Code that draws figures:

========================================================================

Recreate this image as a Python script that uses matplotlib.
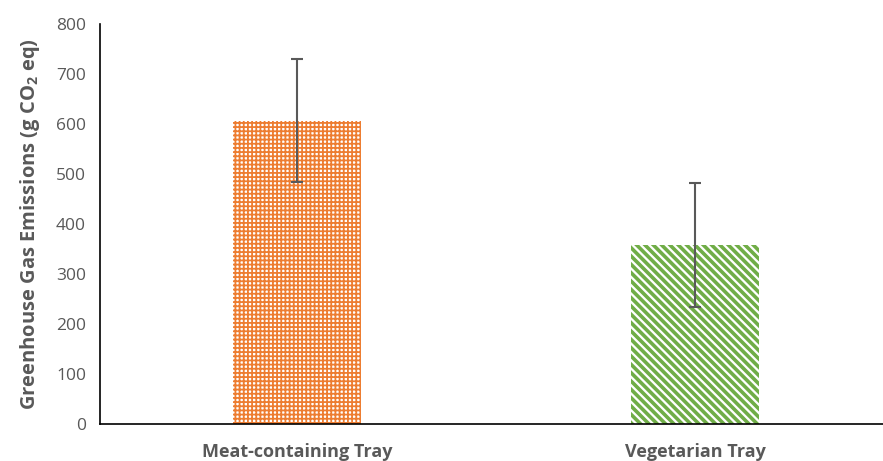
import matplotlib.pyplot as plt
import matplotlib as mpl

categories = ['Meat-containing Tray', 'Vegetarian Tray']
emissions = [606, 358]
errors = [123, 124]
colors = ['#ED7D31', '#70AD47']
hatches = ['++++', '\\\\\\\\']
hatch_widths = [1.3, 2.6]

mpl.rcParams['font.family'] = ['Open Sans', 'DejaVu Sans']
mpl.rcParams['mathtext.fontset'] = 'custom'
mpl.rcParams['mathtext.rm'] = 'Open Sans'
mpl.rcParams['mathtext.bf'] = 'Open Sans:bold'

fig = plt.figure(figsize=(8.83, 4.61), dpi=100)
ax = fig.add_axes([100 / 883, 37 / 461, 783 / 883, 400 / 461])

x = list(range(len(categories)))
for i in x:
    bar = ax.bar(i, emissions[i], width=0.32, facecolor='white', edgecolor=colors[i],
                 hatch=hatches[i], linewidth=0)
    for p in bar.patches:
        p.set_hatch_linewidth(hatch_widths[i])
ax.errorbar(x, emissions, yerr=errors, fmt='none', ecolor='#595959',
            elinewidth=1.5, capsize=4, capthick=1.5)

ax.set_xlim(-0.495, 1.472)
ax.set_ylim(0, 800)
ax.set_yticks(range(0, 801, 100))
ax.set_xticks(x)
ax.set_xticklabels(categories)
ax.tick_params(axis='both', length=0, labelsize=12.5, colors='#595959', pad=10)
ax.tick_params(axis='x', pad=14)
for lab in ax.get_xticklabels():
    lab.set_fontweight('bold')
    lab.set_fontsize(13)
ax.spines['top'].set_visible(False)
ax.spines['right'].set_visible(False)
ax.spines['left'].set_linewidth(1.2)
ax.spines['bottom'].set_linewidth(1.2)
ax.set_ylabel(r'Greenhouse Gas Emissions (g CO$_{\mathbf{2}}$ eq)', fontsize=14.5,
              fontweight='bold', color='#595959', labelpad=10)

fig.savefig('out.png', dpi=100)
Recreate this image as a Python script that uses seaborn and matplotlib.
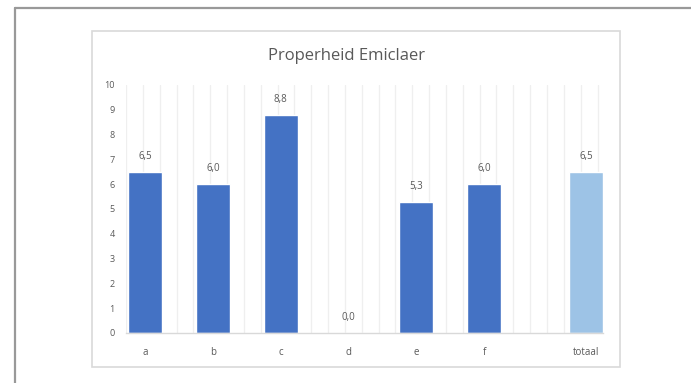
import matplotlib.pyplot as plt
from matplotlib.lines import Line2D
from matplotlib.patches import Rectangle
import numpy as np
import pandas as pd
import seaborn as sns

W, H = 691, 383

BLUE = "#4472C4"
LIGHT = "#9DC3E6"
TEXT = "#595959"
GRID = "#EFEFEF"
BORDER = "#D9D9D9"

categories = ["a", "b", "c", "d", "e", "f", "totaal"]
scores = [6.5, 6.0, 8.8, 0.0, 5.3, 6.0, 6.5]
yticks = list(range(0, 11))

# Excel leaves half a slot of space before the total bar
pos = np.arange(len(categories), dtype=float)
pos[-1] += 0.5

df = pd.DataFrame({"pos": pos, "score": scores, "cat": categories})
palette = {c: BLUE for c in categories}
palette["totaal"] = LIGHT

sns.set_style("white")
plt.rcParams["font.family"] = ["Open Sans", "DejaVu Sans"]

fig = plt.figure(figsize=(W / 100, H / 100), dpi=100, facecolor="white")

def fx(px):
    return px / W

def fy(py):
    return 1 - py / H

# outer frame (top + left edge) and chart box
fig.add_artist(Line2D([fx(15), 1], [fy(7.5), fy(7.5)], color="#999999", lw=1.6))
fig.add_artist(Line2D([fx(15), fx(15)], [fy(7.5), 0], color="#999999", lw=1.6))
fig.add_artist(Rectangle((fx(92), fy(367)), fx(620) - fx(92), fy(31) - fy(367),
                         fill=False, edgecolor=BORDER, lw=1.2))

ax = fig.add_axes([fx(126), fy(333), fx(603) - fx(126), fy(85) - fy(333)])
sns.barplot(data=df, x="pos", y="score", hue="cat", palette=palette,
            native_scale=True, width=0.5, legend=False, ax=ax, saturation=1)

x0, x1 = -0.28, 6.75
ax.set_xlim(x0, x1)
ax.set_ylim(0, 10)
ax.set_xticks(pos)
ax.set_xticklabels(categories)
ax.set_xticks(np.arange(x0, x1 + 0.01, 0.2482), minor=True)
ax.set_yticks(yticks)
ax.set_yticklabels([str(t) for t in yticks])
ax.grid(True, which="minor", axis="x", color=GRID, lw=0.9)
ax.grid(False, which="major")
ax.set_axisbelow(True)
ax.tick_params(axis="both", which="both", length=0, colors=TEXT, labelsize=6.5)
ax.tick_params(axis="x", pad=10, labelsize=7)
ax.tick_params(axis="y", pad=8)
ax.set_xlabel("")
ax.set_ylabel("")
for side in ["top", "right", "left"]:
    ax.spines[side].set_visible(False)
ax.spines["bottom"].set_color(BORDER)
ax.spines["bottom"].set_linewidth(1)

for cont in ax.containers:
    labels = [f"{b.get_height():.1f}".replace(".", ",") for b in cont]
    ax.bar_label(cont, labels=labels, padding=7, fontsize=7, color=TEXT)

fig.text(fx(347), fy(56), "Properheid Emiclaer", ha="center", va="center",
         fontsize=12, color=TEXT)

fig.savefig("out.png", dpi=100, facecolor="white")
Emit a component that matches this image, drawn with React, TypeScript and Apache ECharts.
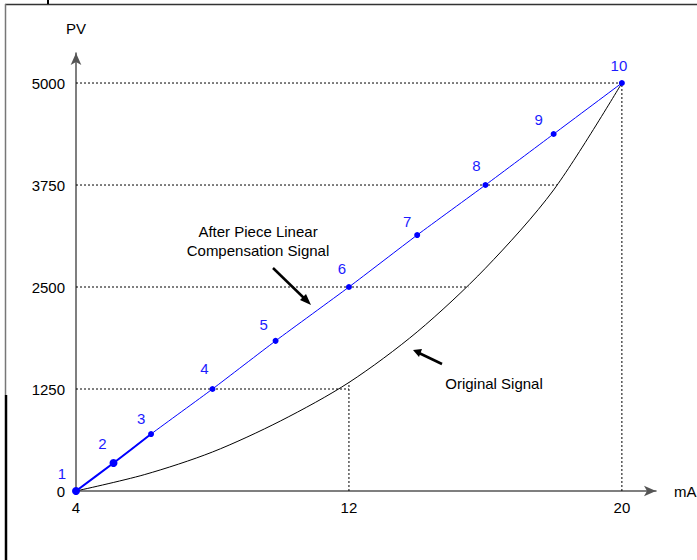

========================================================================

== Request ==
Set down the records in full and exactly. Do not carry over any image.

== Result for this exercise ==
Recreate this image as a Python script that uses matplotlib.
import matplotlib.pyplot as plt
import matplotlib as mpl

categories = ['Meat-containing Tray', 'Vegetarian Tray']
emissions = [606, 358]
errors = [123, 124]
colors = ['#ED7D31', '#70AD47']
hatches = ['++++', '\\\\\\\\']
hatch_widths = [1.3, 2.6]

mpl.rcParams['font.family'] = ['Open Sans', 'DejaVu Sans']
mpl.rcParams['mathtext.fontset'] = 'custom'
mpl.rcParams['mathtext.rm'] = 'Open Sans'
mpl.rcParams['mathtext.bf'] = 'Open Sans:bold'

fig = plt.figure(figsize=(8.83, 4.61), dpi=100)
ax = fig.add_axes([100 / 883, 37 / 461, 783 / 883, 400 / 461])

x = list(range(len(categories)))
for i in x:
    bar = ax.bar(i, emissions[i], width=0.32, facecolor='white', edgecolor=colors[i],
                 hatch=hatches[i], linewidth=0)
    for p in bar.patches:
        p.set_hatch_linewidth(hatch_widths[i])
ax.errorbar(x, emissions, yerr=errors, fmt='none', ecolor='#595959',
            elinewidth=1.5, capsize=4, capthick=1.5)

ax.set_xlim(-0.495, 1.472)
ax.set_ylim(0, 800)
ax.set_yticks(range(0, 801, 100))
ax.set_xticks(x)
ax.set_xticklabels(categories)
ax.tick_params(axis='both', length=0, labelsize=12.5, colors='#595959', pad=10)
ax.tick_params(axis='x', pad=14)
for lab in ax.get_xticklabels():
    lab.set_fontweight('bold')
    lab.set_fontsize(13)
ax.spines['top'].set_visible(False)
ax.spines['right'].set_visible(False)
ax.spines['left'].set_linewidth(1.2)
ax.spines['bottom'].set_linewidth(1.2)
ax.set_ylabel(r'Greenhouse Gas Emissions (g CO$_{\mathbf{2}}$ eq)', fontsize=14.5,
              fontweight='bold', color='#595959', labelpad=10)

fig.savefig('out.png', dpi=100)
Recreate this image as a Python script that uses seaborn and matplotlib.
import matplotlib.pyplot as plt
from matplotlib.lines import Line2D
from matplotlib.patches import Rectangle
import numpy as np
import pandas as pd
import seaborn as sns

W, H = 691, 383

BLUE = "#4472C4"
LIGHT = "#9DC3E6"
TEXT = "#595959"
GRID = "#EFEFEF"
BORDER = "#D9D9D9"

categories = ["a", "b", "c", "d", "e", "f", "totaal"]
scores = [6.5, 6.0, 8.8, 0.0, 5.3, 6.0, 6.5]
yticks = list(range(0, 11))

# Excel leaves half a slot of space before the total bar
pos = np.arange(len(categories), dtype=float)
pos[-1] += 0.5

df = pd.DataFrame({"pos": pos, "score": scores, "cat": categories})
palette = {c: BLUE for c in categories}
palette["totaal"] = LIGHT

sns.set_style("white")
plt.rcParams["font.family"] = ["Open Sans", "DejaVu Sans"]

fig = plt.figure(figsize=(W / 100, H / 100), dpi=100, facecolor="white")

def fx(px):
    return px / W

def fy(py):
    return 1 - py / H

# outer frame (top + left edge) and chart box
fig.add_artist(Line2D([fx(15), 1], [fy(7.5), fy(7.5)], color="#999999", lw=1.6))
fig.add_artist(Line2D([fx(15), fx(15)], [fy(7.5), 0], color="#999999", lw=1.6))
fig.add_artist(Rectangle((fx(92), fy(367)), fx(620) - fx(92), fy(31) - fy(367),
                         fill=False, edgecolor=BORDER, lw=1.2))

ax = fig.add_axes([fx(126), fy(333), fx(603) - fx(126), fy(85) - fy(333)])
sns.barplot(data=df, x="pos", y="score", hue="cat", palette=palette,
            native_scale=True, width=0.5, legend=False, ax=ax, saturation=1)

x0, x1 = -0.28, 6.75
ax.set_xlim(x0, x1)
ax.set_ylim(0, 10)
ax.set_xticks(pos)
ax.set_xticklabels(categories)
ax.set_xticks(np.arange(x0, x1 + 0.01, 0.2482), minor=True)
ax.set_yticks(yticks)
ax.set_yticklabels([str(t) for t in yticks])
ax.grid(True, which="minor", axis="x", color=GRID, lw=0.9)
ax.grid(False, which="major")
ax.set_axisbelow(True)
ax.tick_params(axis="both", which="both", length=0, colors=TEXT, labelsize=6.5)
ax.tick_params(axis="x", pad=10, labelsize=7)
ax.tick_params(axis="y", pad=8)
ax.set_xlabel("")
ax.set_ylabel("")
for side in ["top", "right", "left"]:
    ax.spines[side].set_visible(False)
ax.spines["bottom"].set_color(BORDER)
ax.spines["bottom"].set_linewidth(1)

for cont in ax.containers:
    labels = [f"{b.get_height():.1f}".replace(".", ",") for b in cont]
    ax.bar_label(cont, labels=labels, padding=7, fontsize=7, color=TEXT)

fig.text(fx(347), fy(56), "Properheid Emiclaer", ha="center", va="center",
         fontsize=12, color=TEXT)

fig.savefig("out.png", dpi=100, facecolor="white")
Emit a component that matches this image, drawn with React, TypeScript and Apache ECharts.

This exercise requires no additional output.